I recently discovered that AARP has a short course for college students to help them “recognize older adults as multidimensional individuals.” In “The World of Pondside,” I want readers to experience these characters as “multidimensional individuals,” which is to say, as the idiosyncratic and often very funny individuals they are.
Full disclosure: I have admitted elsewhere that I thought writing a mystery/thriller would be easier than writing a multigenerational family saga. Boy, was I wrong about that.
Q: “The World of Pondside” is set in Iowa — and of course you are part of the large community of Iowa writers (we claim you even as we acknowledge your teaching career at Creighton). Do you think of yourself as an "Iowa writer," and if so, what does that mean to you?
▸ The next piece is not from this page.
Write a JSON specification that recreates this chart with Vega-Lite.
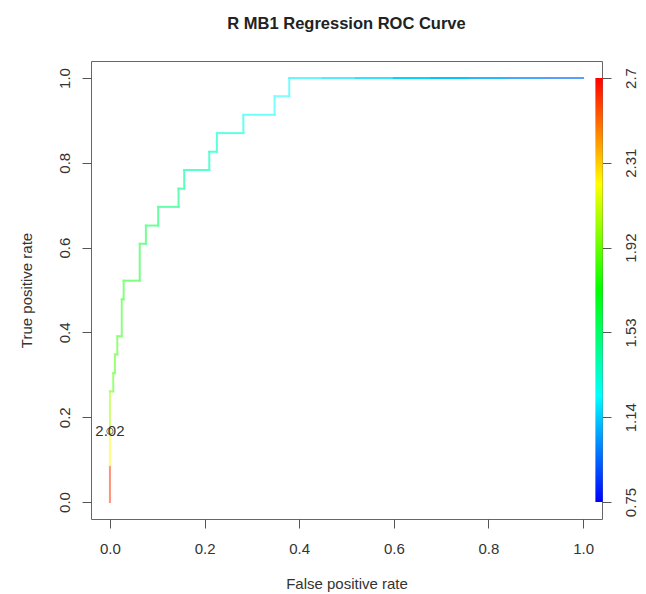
{
  "$schema": "https://vega.github.io/schema/vega-lite/v6.json",
  "width": 511,
  "height": 458,
  "autosize": {"type": "none"},
  "padding": {"left": 91, "top": 61, "right": 44, "bottom": 75},
  "background": "white",
  "config": {"view": {"stroke": "#666", "strokeWidth": 1}, "font": "Liberation Sans"},
  "title": {"text": "R MB1 Regression ROC Curve", "fontSize": 16.5, "fontWeight": "bold", "font": "Liberation Sans", "color": "#222", "anchor": "middle", "baseline": "bottom", "offset": 13},
  "datasets": {
    "segs": [
      {"fpr": 0, "tpr": 0, "fpr2": 0, "tpr2": 0.087, "cutoff": 2.62},
      {"fpr": 0, "tpr": 0.087, "fpr2": 0, "tpr2": 0.174, "cutoff": 2.22},
      {"fpr": 0, "tpr": 0.174, "fpr2": 0, "tpr2": 0.261, "cutoff": 2.0},
      {"fpr": 0, "tpr": 0.261, "fpr2": 0.007, "tpr2": 0.261, "cutoff": 1.84},
      {"fpr": 0.007, "tpr": 0.261, "fpr2": 0.007, "tpr2": 0.304, "cutoff": 1.82},
      {"fpr": 0.007, "tpr": 0.304, "fpr2": 0.0105, "tpr2": 0.304, "cutoff": 1.81},
      {"fpr": 0.0105, "tpr": 0.304, "fpr2": 0.0105, "tpr2": 0.348, "cutoff": 1.8},
      {"fpr": 0.0105, "tpr": 0.348, "fpr2": 0.0156, "tpr2": 0.348, "cutoff": 1.79},
      {"fpr": 0.0156, "tpr": 0.348, "fpr2": 0.0156, "tpr2": 0.391, "cutoff": 1.78},
      {"fpr": 0.0156, "tpr": 0.391, "fpr2": 0.025, "tpr2": 0.391, "cutoff": 1.77},
      {"fpr": 0.025, "tpr": 0.391, "fpr2": 0.025, "tpr2": 0.478, "cutoff": 1.76},
      {"fpr": 0.025, "tpr": 0.478, "fpr2": 0.029, "tpr2": 0.478, "cutoff": 1.75},
      {"fpr": 0.029, "tpr": 0.478, "fpr2": 0.029, "tpr2": 0.522, "cutoff": 1.74},
      {"fpr": 0.029, "tpr": 0.522, "fpr2": 0.063, "tpr2": 0.522, "cutoff": 1.72},
      {"fpr": 0.063, "tpr": 0.522, "fpr2": 0.063, "tpr2": 0.609, "cutoff": 1.7},
      {"fpr": 0.063, "tpr": 0.609, "fpr2": 0.076, "tpr2": 0.609, "cutoff": 1.68},
      {"fpr": 0.076, "tpr": 0.609, "fpr2": 0.076, "tpr2": 0.652, "cutoff": 1.67},
      {"fpr": 0.076, "tpr": 0.652, "fpr2": 0.102, "tpr2": 0.652, "cutoff": 1.65},
      {"fpr": 0.102, "tpr": 0.652, "fpr2": 0.102, "tpr2": 0.696, "cutoff": 1.63},
      {"fpr": 0.102, "tpr": 0.696, "fpr2": 0.145, "tpr2": 0.696, "cutoff": 1.6},
      {"fpr": 0.145, "tpr": 0.696, "fpr2": 0.145, "tpr2": 0.739, "cutoff": 1.58},
      {"fpr": 0.145, "tpr": 0.739, "fpr2": 0.157, "tpr2": 0.739, "cutoff": 1.56},
      {"fpr": 0.157, "tpr": 0.739, "fpr2": 0.157, "tpr2": 0.783, "cutoff": 1.54},
      {"fpr": 0.157, "tpr": 0.783, "fpr2": 0.21, "tpr2": 0.783, "cutoff": 1.5},
      {"fpr": 0.21, "tpr": 0.783, "fpr2": 0.21, "tpr2": 0.826, "cutoff": 1.47},
      {"fpr": 0.21, "tpr": 0.826, "fpr2": 0.226, "tpr2": 0.826, "cutoff": 1.45},
      {"fpr": 0.226, "tpr": 0.826, "fpr2": 0.226, "tpr2": 0.87, "cutoff": 1.42},
      {"fpr": 0.226, "tpr": 0.87, "fpr2": 0.282, "tpr2": 0.87, "cutoff": 1.38},
      {"fpr": 0.282, "tpr": 0.87, "fpr2": 0.282, "tpr2": 0.913, "cutoff": 1.35},
      {"fpr": 0.282, "tpr": 0.913, "fpr2": 0.348, "tpr2": 0.913, "cutoff": 1.3},
      {"fpr": 0.348, "tpr": 0.913, "fpr2": 0.348, "tpr2": 0.957, "cutoff": 1.27},
      {"fpr": 0.348, "tpr": 0.957, "fpr2": 0.379, "tpr2": 0.957, "cutoff": 1.24},
      {"fpr": 0.379, "tpr": 0.957, "fpr2": 0.379, "tpr2": 1.0, "cutoff": 1.22},
      {"fpr": 0.379, "tpr": 1.0, "fpr2": 0.45, "tpr2": 1.0, "cutoff": 1.19},
      {"fpr": 0.45, "tpr": 1.0, "fpr2": 0.52, "tpr2": 1.0, "cutoff": 1.15},
      {"fpr": 0.52, "tpr": 1.0, "fpr2": 0.6, "tpr2": 1.0, "cutoff": 1.1},
      {"fpr": 0.6, "tpr": 1.0, "fpr2": 0.68, "tpr2": 1.0, "cutoff": 1.04},
      {"fpr": 0.68, "tpr": 1.0, "fpr2": 0.76, "tpr2": 1.0, "cutoff": 0.98},
      {"fpr": 0.76, "tpr": 1.0, "fpr2": 0.84, "tpr2": 1.0, "cutoff": 0.93},
      {"fpr": 0.84, "tpr": 1.0, "fpr2": 0.92, "tpr2": 1.0, "cutoff": 0.88},
      {"fpr": 0.92, "tpr": 1.0, "fpr2": 1.0, "tpr2": 1.0, "cutoff": 0.84}
    ],
    "cut": [{"fpr": 0, "tpr": 0.167, "label": "2.02"}],
    "key": [{"lo": 0.75, "hi": 2.7}]
  },
  "layer": [
    {
      "layer": [
        {
          "data": {"name": "segs"},
          "mark": {"type": "rule", "strokeWidth": 2, "strokeCap": "square"},
          "encoding": {
            "x": {
              "field": "fpr", "type": "quantitative",
              "scale": {"domain": [-0.04, 1.04], "nice": false, "zero": false},
              "axis": {"values": [0, 0.2, 0.4, 0.6, 0.8, 1], "format": ".1f", "title": "False positive rate", "domain": false, "grid": false, "tickSize": 9, "tickColor": "#555", "labelFontSize": 15, "labelColor": "#333", "labelPadding": 13, "labelFont": "Liberation Sans", "titleFont": "Liberation Sans", "titleFontSize": 15, "titleFontWeight": "normal", "titleColor": "#333", "titlePadding": 20}
            },
            "x2": {"field": "fpr2"},
            "y": {
              "field": "tpr", "type": "quantitative",
              "scale": {"domain": [-0.04, 1.04], "nice": false, "zero": false},
              "axis": {"values": [0, 0.2, 0.4, 0.6, 0.8, 1], "format": ".1f", "title": "True positive rate", "domain": false, "grid": false, "tickSize": 9, "tickColor": "#555", "labelFontSize": 15, "labelColor": "#333", "labelAngle": -90, "labelAlign": "center", "labelBaseline": "bottom", "labelPadding": 10, "labelFont": "Liberation Sans", "titleFont": "Liberation Sans", "titleFontSize": 15, "titleFontWeight": "normal", "titleColor": "#333", "titlePadding": 23}
            },
            "y2": {"field": "tpr2"},
            "color": {
              "field": "cutoff", "type": "quantitative",
              "scale": {"domain": [0.75, 1.2375, 1.725, 2.2125, 2.7], "range": ["#8080ff", "#80ffff", "#80ff80", "#ffff80", "#ff8080"]},
              "legend": null
            }
          }
        },
        {
          "data": {"name": "cut"},
          "mark": {"type": "point", "shape": "circle", "filled": false, "size": 40, "stroke": "#444", "strokeWidth": 1, "opacity": 0.7},
          "encoding": {
            "x": {"field": "fpr", "type": "quantitative"},
            "y": {"field": "tpr", "type": "quantitative"}
          }
        },
        {
          "data": {"name": "cut"},
          "mark": {"type": "text", "fontSize": 15, "font": "Liberation Sans", "color": "#333", "align": "center", "baseline": "middle"},
          "encoding": {
            "x": {"field": "fpr", "type": "quantitative"},
            "y": {"field": "tpr", "type": "quantitative"},
            "text": {"field": "label"}
          }
        }
      ]
    },
    {
      "data": {"name": "key"},
      "mark": {
        "type": "rect",
        "color": {"gradient": "linear", "x1": 0, "y1": 1, "x2": 0, "y2": 0, "stops": [
          {"offset": 0, "color": "#0000ff"},
          {"offset": 0.25, "color": "#00ffff"},
          {"offset": 0.5, "color": "#00ff00"},
          {"offset": 0.75, "color": "#ffff00"},
          {"offset": 1, "color": "#ff0000"}
        ]}
      },
      "encoding": {
        "x": {"datum": 1.026, "type": "quantitative"},
        "x2": {"datum": 1.0415},
        "y": {
          "field": "lo", "type": "quantitative",
          "scale": {"domain": [0.672, 2.778], "nice": false, "zero": false},
          "axis": {"orient": "right", "values": [0.75, 1.14, 1.53, 1.92, 2.31, 2.7], "labelExpr": "'' + datum.value", "title": null, "domain": false, "grid": false, "tickSize": 9, "tickColor": "#555", "labelFontSize": 15, "labelColor": "#333", "labelAngle": -90, "labelAlign": "center", "labelBaseline": "top", "labelPadding": 12, "labelFont": "Liberation Sans"}
        },
        "y2": {"field": "hi"}
      }
    }
  ],
  "resolve": {"scale": {"y": "independent"}, "axis": {"y": "independent"}}
}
A: As you know, I brought my family — my husband and three small children — to Iowa City so that I could attend the Writers’ Workshop. We thought we’d be here for two years and then we’d go back home to Milwaukee. This summer, my husband and I will have been here for 40 years! So yes, I’d say that I am an Iowa writer. Among the writing credentials I’m proudest of is the column that I’ve written for The Iowa Source over the course of more than 20 years. We called it Alive and Well in Middle of the Middle West. I believe that’s another way of saying Doing Fine in Iowa.
Still, I have to say that I really enjoy having multiple identities as a writer. My fiction has appeared more than once in the annual New Stories from the South anthology, and I have been honored by the Wisconsin Library Association as a Wisconsin author. To top it off, my first novel, “The Turk and My Mother,” found its way into a Croatian American literature course in Zagreb.
Q: What are you working on now?
A: What’s coming next is a book called “The Six-Minute Memoir: Fifty-Five Short Essays on Life,” which will be published by the University of Iowa Press in October — further evidence that I am an Iowa writer. The essays are selected from the Alive and Well column I wrote for The Source. Of course, that book is in production. What I’m working on now is a “Book Containing Exploration and Excitement.” That’s the working title. It seems to be a novel.